As Catholics, we recognize the importance of signs and symbols. We know the importance of elements that manifest the grace of God at work in our own lives. We need hope that our sufferings may be transformed through the grace of God into something beyond what we can currently imagine. In such times as those we live in, we all long for ideas and symbols that unite us with those known and unknown to us. This cross is a symbol that can offer us a moment to come together in prayer.
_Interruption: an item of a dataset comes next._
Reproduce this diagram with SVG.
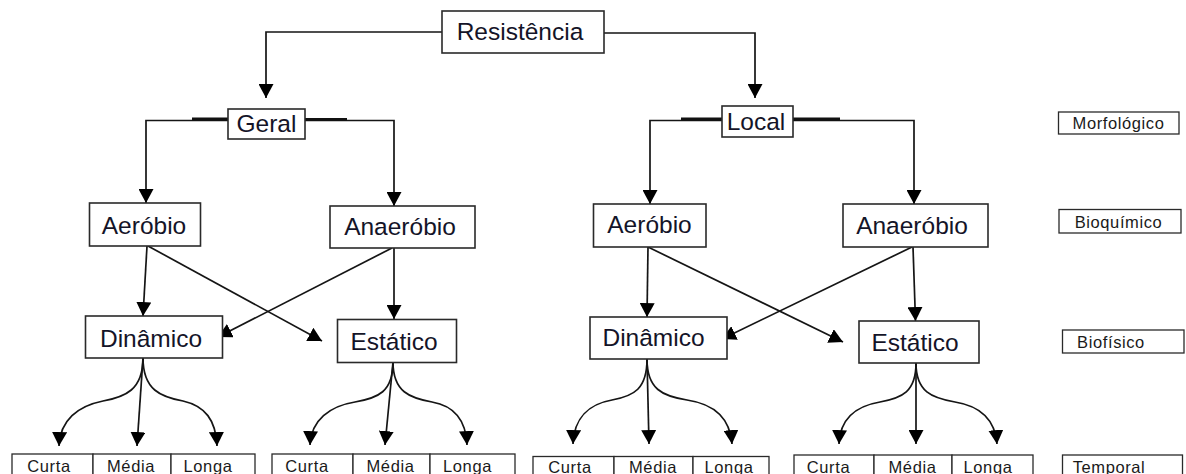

I invite you to join me and others from our UST community Friday morning anytime between 8 and 9:15 a.m. We will have a short prayer service at 8:30 a.m. to pray for a few particular reasons: for ourselves and our earth on the one-year anniversary of Hurricane Harvey; for the Church as a whole which is once again being reminded that we are both saints and sinners; and for our youth of our community, who as Saint John Paul II so eloquently said, are not just our future, but our present. There will also be time for you to come to the chapel and pray in your own way and own time. My hope is that you will know the presence of God’s grace and the unity we share in the cross.